On this day in economic and financial history...
The Massachusetts Investors Trust (NASDAQMUTFUND: MITTX ) , the first mutual fund in market history, was organized on Mar. 21, 1924 by Edward G. Leffler. The fund's signature characteristics -- redeemable daily at current values and offering new shares on a regular basis -- continue to define the mutual-fund market to this day. Leffler, an ardent teetotaler and Prohibition supporter, saw the relatively low risk of professionally managed, pooled liquid investments as the antidote to the rising exuberance of the Roaring '20s, which was then still more cultural than financial; the Dow Jones Industrial Average (DJINDICES: ^DJI ) had at this point gained a relatively modest 50% since its 1921 lows. The greater liquidity and accurate valuation of mutual funds also presented an apparent advantage over closed-end funds, which used leverage instead of share issuance to add value to their portfolios.
Leffler devised this investment vehicle while working on Boston's State Street, which has been a hotbed of money-management innovation for nearly a century. In fact, a mere four months later, the notable financial-services firm State Street (NYSE: STT ) was incorporated to provide what's typically considered the second mutual-fund offering in market history. Fidelity, the longtime home of superinvestor Peter Lynch and one of the largest mutual-fund administrators in the world, is also based in Boston's financial district (though not on State Street).
Leffler created another mutual fund a year and a half later, and between his two funds and State Street's offering, the mutual-fund industry had all it needed for a foundation. Several other Boston-based investment companies established their own funds throughout the Roaring '20s, but these stock-like vehicles at first failed to catch on. By the end of 1929, there were only 19 mutual funds with $140 million in assets under management, compared to 162 closed-end funds, which had roughly $2.6 billion in assets.
The leveraged closed-end funds soared during the boom years, but their characteristic leverage proved to be a major drawback when the market crashed. The pioneering mutual funds bettered the Dow's performance during the early phase of the Great Depression -- Leffler's two funds lost a respective 75% and 81%, and State Street's mutual fund lost 71%, versus the Dow's 89% implosion. Closed-end funds, on the other hand, ended the bear-market slide with their shares worth 35% less than the value of their underlying assets. From the start of the crash to the onset of World War II, mutual-fund assets grew to $450 million, while closed-end funds shrank to an aggregate net asset value of about $780 million.

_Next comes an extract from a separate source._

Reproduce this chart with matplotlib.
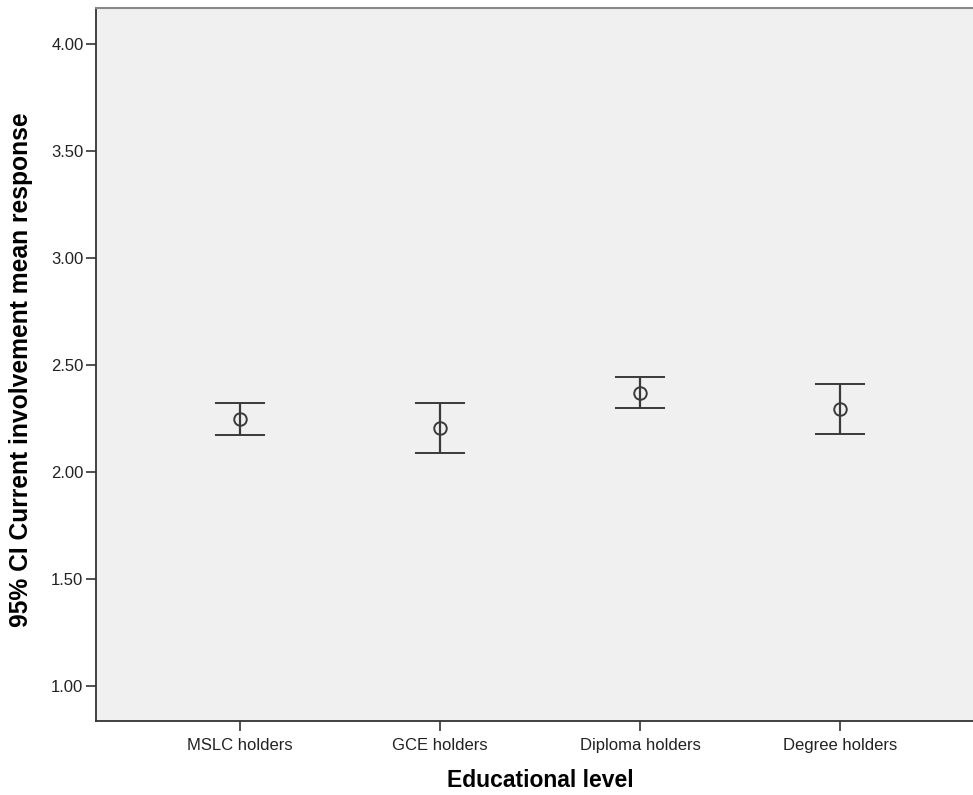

More recently, mutual funds have continued to grow and are now one of the most popular investment vehicles for millions of American investors. In 2011, 44% of all American households -- more 52 million of them -- owned mutual funds. That year, according to the Investment Company Institute, nearly 8,700 mutual funds held roughly $11.6 trillion in assets -- nearly half of the nearly $24 trillion held in mutual funds worldwide. The MIT fund, that granddaddy of them all, continues to modestly outperform the indexes. For its most recent five years (up to its 89th anniversary in 2013), the MIT fund beat the Dow with a 21.1% gain to the index's 17.4%.